Borgo San Lorenzo
The Children’s Museum and Biking for Tortelli
The starting point is the Piccolo museo dei bambini in Borgo San Lorenzo. The museum is located inside the Manifattura Chini Museum, dedicated to the famous Liberty style ceramics and glass made by the Chini family in the late 19th and early 20th century — the most well-known artworks by Chini’s ceramics factory can be found in Viareggio.
This Little Children’s Museum is quite unique: first of all take off your shoes and then play! There are 7 different activity rooms, all equipped with (learning) toys, books, colors and educational games like the Reading Room with a great selection of art-related books and comfortable holes where children can hide and read alone, or the Light Room where you play with different types of lights (and shadows), or the Infinite City Room where you build your own metropoly using wooden blocks and lights.
The museum is open on Saturdays and Sundays, and most holidays (closed in August), from 10 am to 1pm and from 3pm to 6.30pm. The ticket costs as little as €1.50 per child and €2 per adult and it is valid all day.
After a couple of hours in the museum take your bikes, or rent them here for a few hours, and ride along the bike trail to Ponte a Vicchio. This easy cycling route is about 9 km of flat road that follows the river Sieve from Borgo San Lorenzo to Ponte a Vicchio.
Children can bike safe and by themselves because it’s traffic-free, far from the main road and almost flat. According to the age of your children you may decide to stop for lunch in Sagginale (about 4 km in about 30 minutes riding) or in Ponte a Vicchio at La Casa del Prosciutto (about 9 Km in about 70 minutes riding); in both cases I suggest to book your restaurant in advance because locals love to go out for lunch in the area.
After a good lunch it’s time to go back to your car and drive to Casa d’Erci in Grezzano, just outside the town of Borgo San Lorenzo (about 5 km driving). This old farmhouse is now a museum preserving a large collection of objects and papers belonged to peasants and landowners of Luco and Grezzano. There are all kind of agricultural and farming tools to understand how it was to be a farmer and/or a peasant in Mugello in the past century.
Casa d’Erci is an authentic farmhouse with the original fireplace and oven for the bread, that is still used to prepare bread and schiacciata during local festivities. The museum is opened in the afternoon on Saturdays and Sundays, and organizes children labs to learn how to make bread and pizza, but need to be booked in advance. In addition, the museum is surrounded by a large garden where children can play.
If you have time you may also visit the ancient Mill Faini, located about 200 meters before Casa d’Erci. It was founded in the 15th century and is property of the Faini family since 1780, that stopped using the mill in 1988.
Exploring the medieval Scarperia and its surroundings
Second day starts in Scarperia, listed as one of the most beautiful villages in Italy; it was founded in 1306 by the Florentine Republic and preserves its medieval look, including part of the massive walls. The landmark of Scarperia is Palazzo dei Vicari, that was the siege of the government, and today hosts the Museo dei Ferri Taglienti, or Museum of the Knives and cutting tools.
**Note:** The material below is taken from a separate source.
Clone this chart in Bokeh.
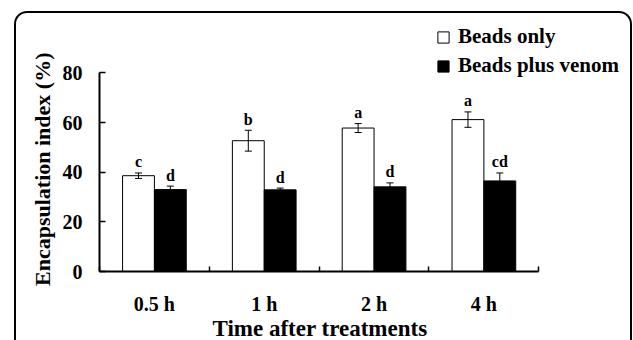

The museum displays a large collection of knives and cutting tools, retracing the history of the long relationship between Scarperia and the profession of cutlers that started in the Renaissance. The multimedia and interactive display helps visitors and children to understand the life and craft of cutlers, including the important invention of the automatic knife happened here.
Included in the tickets you may climb the clock tower and see Scarperia from the top of Palazzo dei Vicari, and request a guided tour to an authentic cutler’s workshop — the visit should be booked and has an extra charge of €2 per person. In addition, don’t miss the original clock’s mechanism that was crafted by Filippo Brunelleschi.
After lunch, it’s time you have two different options: for those who love speed and go-karts, and have older children, may take a ride to Mugellino Circuit; for those who’re not into racing, drive to Sant’Agata. This little town is one of the main stops along the Via degli Dei and it’s the typical Tuscany country village. First stop is the Archeological Documentation Center, located next to the thousand-year-old parish church, where you may learn more about Mugello in the Prehistory: the exhibition displays interesting findings and learning panels, but above all it offers a real-scale reconstruction of a Prehistoric village with furnishing.
Then visit the Leprino’s Museum, an real hidden gem. This impressive exhibition was made decades ago by Faliero Lepri, nicknamed Leprino, and it depicts the village of Sant’Agata from 1920 to 1950. Leprino reconstructed in papier-mâché, and in scale, the life in his village Sant’Agata with moving characters: you see him in the center of the village dressed up for school, while the barber is shaving, his mother preparing fresh pasta in the kitchen. The Museum of Leprino is going to be the cherry on top of your weekend with children in Mugello.